Currently they are offering 4.6% fixed for 1 year which is pretty good

I know that Ulster bank are part of RBS are which are being propped up by the British government .... but what sort of protection is being given to Irish Depositors? 

Is the irish Government guaranteeing all deposits in ireland for all banks up to 100K?


----------



## Sunny (9 Feb 2009)

CorkHombre said:


> Just wondering if Ulster bank is covered by the Irish Guarantee Scheme?
> 
> Currently they are offering 4.6% fixed for 1 year which is pretty good
> 
> ...


 
Ulster Bank is covered under the Irish deposit protection scheme so your deposit is guaranteed up to €100,000.


----------



## Joody1 (9 Feb 2009)

Does this mean that the Irish guarantee scheme has been changed because  before all deposits that were covered regardless of how much was with any one bank has it now changed to just 100K.  

Joody


----------



## Sunny (9 Feb 2009)

Joody1 said:


> Does this mean that the Irish guarantee scheme has been changed because before all deposits that were covered regardless of how much was with any one bank has it now changed to just 100K.
> 
> Joody


 

That was only for banks who took part in the bank guarantee scheme.

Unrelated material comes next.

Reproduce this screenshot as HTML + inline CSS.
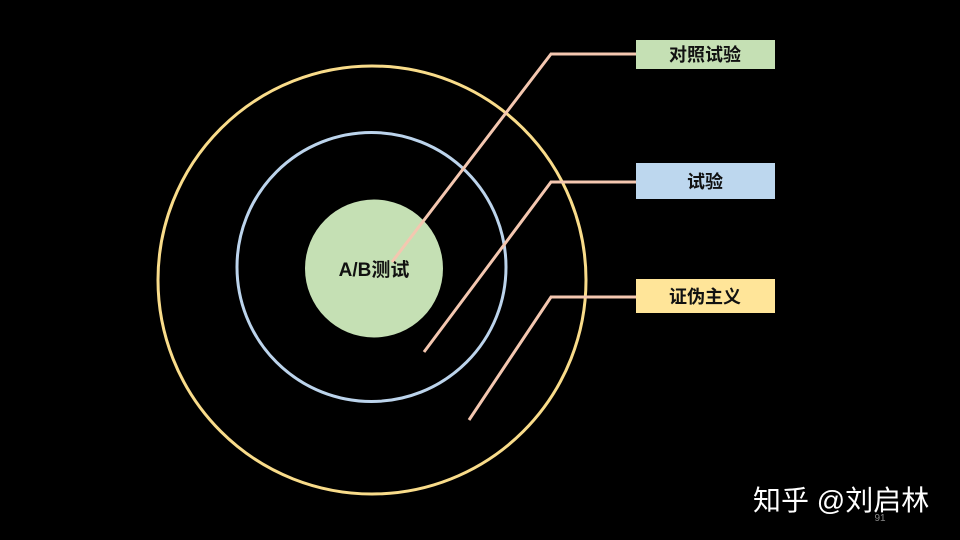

Ulster Bank didn't. They are part of the deposit protection scheme though which offers protection up to €100,000 (used to be €20,000 or something. Can't remember at this stage!!)


----------



## PaddyW (9 Feb 2009)

There were only six banks covered by the no limits guarantee :


Allied Irish Bank                 
 Bank of Ireland                 
 Anglo Irish Bank                 
 Irish Life and Permanent (Permanent TSB)                 
 Irish Nationwide Building Society                 
 Educational Building Society


----------



## Joody1 (9 Feb 2009)

Many thanks for the info guys 

Joody


----------